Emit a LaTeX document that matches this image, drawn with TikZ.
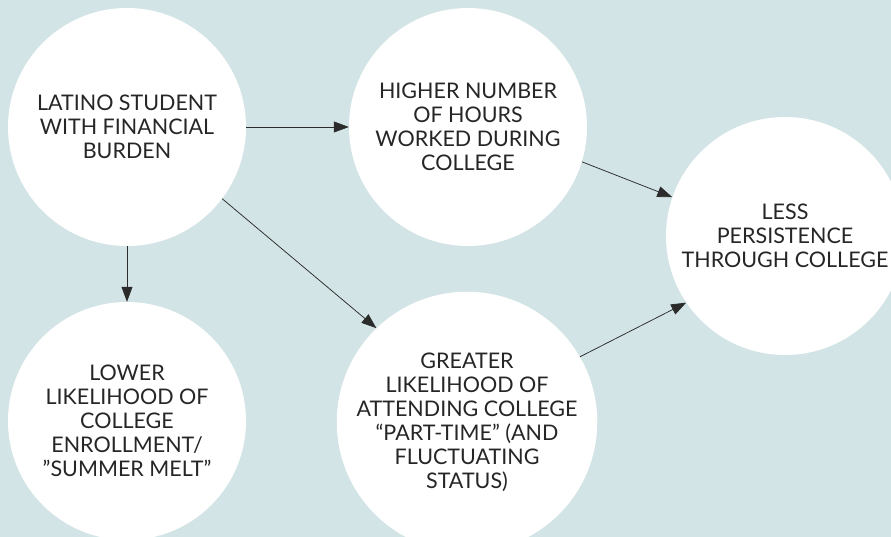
\documentclass[tikz,border=0pt]{standalone}
\usepackage{fontspec}
\setmainfont{Lato}
\usepackage{xcolor}
\usepackage{tikz}
\usetikzlibrary{arrows.meta}
\definecolor{bgblue}{HTML}{D3E4E6}
\definecolor{inkgray}{HTML}{262626}
\definecolor{linkgray}{HTML}{2B2B2B}

\begin{document}
\begin{tikzpicture}[
  x=1pt, y=-1pt,
  bubble/.style={circle, fill=white, minimum size=238pt, inner sep=0pt, align=center,
    font=\fontsize{21.5}{24}\selectfont, text=inkgray},
  link/.style={draw=linkgray, line width=0.75pt, -{Triangle[length=15pt,width=11pt]}},
]
% canvas: 891 x 537, y grows downwards
\clip (0,0) rectangle (891,537);
\fill[bgblue] (0,0) rectangle (891,537);

\node[bubble] (burden)  at (127,127) {LATINO STUDENT\\WITH FINANCIAL\\BURDEN};
\node[bubble] (hours)   at (468,127) {HIGHER NUMBER\\OF HOURS\\WORKED DURING\\COLLEGE};
\node[bubble] (melt)    at (127,421) {LOWER\\LIKELIHOOD OF\\COLLEGE\\ENROLLMENT/\\"SUMMER MELT"};
\node[bubble] (parttime) at (467,422) {GREATER\\LIKELIHOOD OF\\ATTENDING COLLEGE\\``PART-TIME'' (AND\\FLUCTUATING\\STATUS)};
\node[bubble] (persist) at (785,236) {LESS\\PERSISTENCE\\THROUGH COLLEGE};

\draw[link] (burden.east) -- (hours.west);
\draw[link] (burden.south) -- (melt.north);
\draw[link] (burden.-37) -- (parttime.134);
\draw[link] (hours.-17) -- (persist.161);
\draw[link] (parttime.30) -- (persist.-146);
\end{tikzpicture}
\end{document}
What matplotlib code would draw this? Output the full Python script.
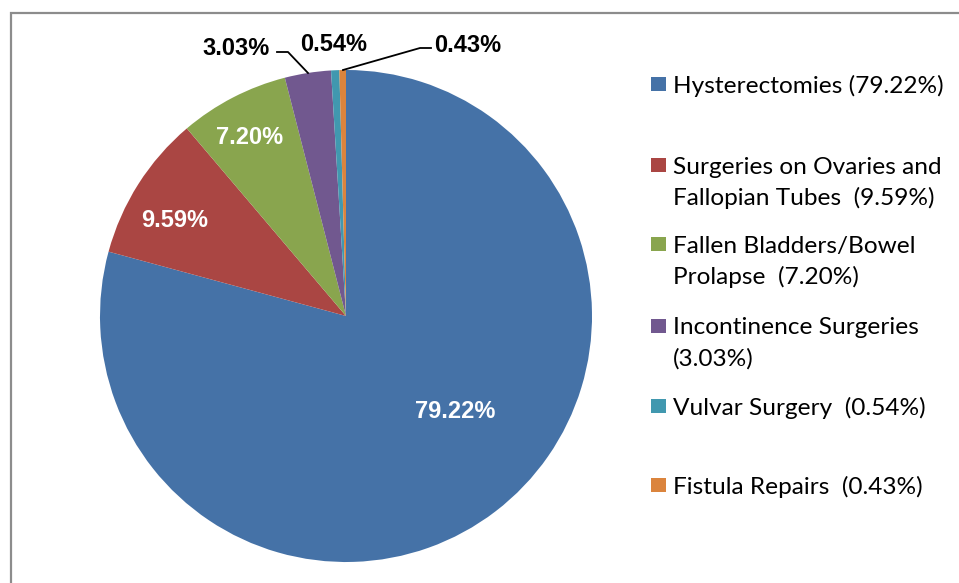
import matplotlib
matplotlib.use("Agg")
import matplotlib.pyplot as plt
from matplotlib.patches import Rectangle

plt.rcParams['font.family'] = ['Lato', 'DejaVu Sans']

# slice data, clockwise from 12 o'clock
categories = ["Hysterectomies", "Surgeries on Ovaries and Fallopian Tubes",
              "Fallen Bladders/Bowel Prolapse", "Incontinence Surgeries",
              "Vulvar Surgery", "Fistula Repairs"]
shares = [79.22, 9.59, 7.20, 3.03, 0.54, 0.43]
legend_labels = ["Hysterectomies (79.22%)",
                 "Surgeries on Ovaries and\nFallopian Tubes  (9.59%)",
                 "Fallen Bladders/Bowel\nProlapse  (7.20%)",
                 "Incontinence Surgeries\n(3.03%)",
                 "Vulvar Surgery  (0.54%)",
                 "Fistula Repairs  (0.43%)"]
colors = ["#4572A7", "#AA4643", "#89A54E", "#71588F", "#4198AF", "#DB843D"]

W, H = 959, 583
fig = plt.figure(figsize=(W / 100, H / 100), dpi=100)
ax = fig.add_axes([0, 0, 1, 1])

# outer frame (runs off the right and bottom edges)
fig.patches.append(Rectangle((11 / W, -0.1), 2, (H - 13) / H + 0.1,
                             transform=fig.transFigure, fill=False,
                             edgecolor="#8c8c8c", linewidth=1.6))

cx, cy, r = 346, H - 316, 246
wedges, _ = ax.pie(shares, colors=colors, startangle=90, counterclock=False,
                   center=(cx, cy), radius=r, frame=True,
                   wedgeprops=dict(linewidth=0))
ax.set_xlim(0, W)
ax.set_ylim(0, H)
ax.set_aspect('equal')
ax.axis('off')

# data labels (pixel positions from the top-left)
lab_pos = [(455, 409), (175, 218), (250, 135), (236, 46), (334, 42), (468, 43)]
lab_col = ["white", "white", "white", "black", "black", "black"]
for v, (x, y), c in zip(shares, lab_pos, lab_col):
    ax.text(x, H - y, f"{v:.2f}%", ha="center", va="center_baseline", color=c,
            fontsize=17, fontweight="bold", family="Liberation Sans")

# leader lines
ax.plot([277, 288, 308], [H - 52, H - 52, H - 73], color="black", lw=1.3)
ax.plot([343, 420, 431], [H - 70, H - 48, H - 48], color="black", lw=1.3)

# legend
leg_y = [84, 165, 244, 326, 406, 485]
for lbl, c, y in zip(legend_labels, colors, leg_y):
    ax.add_patch(Rectangle((651, H - y - 7), 15, 14, facecolor=c, edgecolor="none"))
    for i, line in enumerate(lbl.split("\n")):
        ax.text(673, H - y - 31 * i, line, ha="left", va="center_baseline",
                fontsize=17.6, color="black")

fig.savefig("out.png", dpi=100)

> **Direction**
Gather all lines of the records that include the word "this".

> **Solved problem**
Emit a LaTeX document that matches this image, drawn with TikZ.
What matplotlib code would draw this? Output the full Python script.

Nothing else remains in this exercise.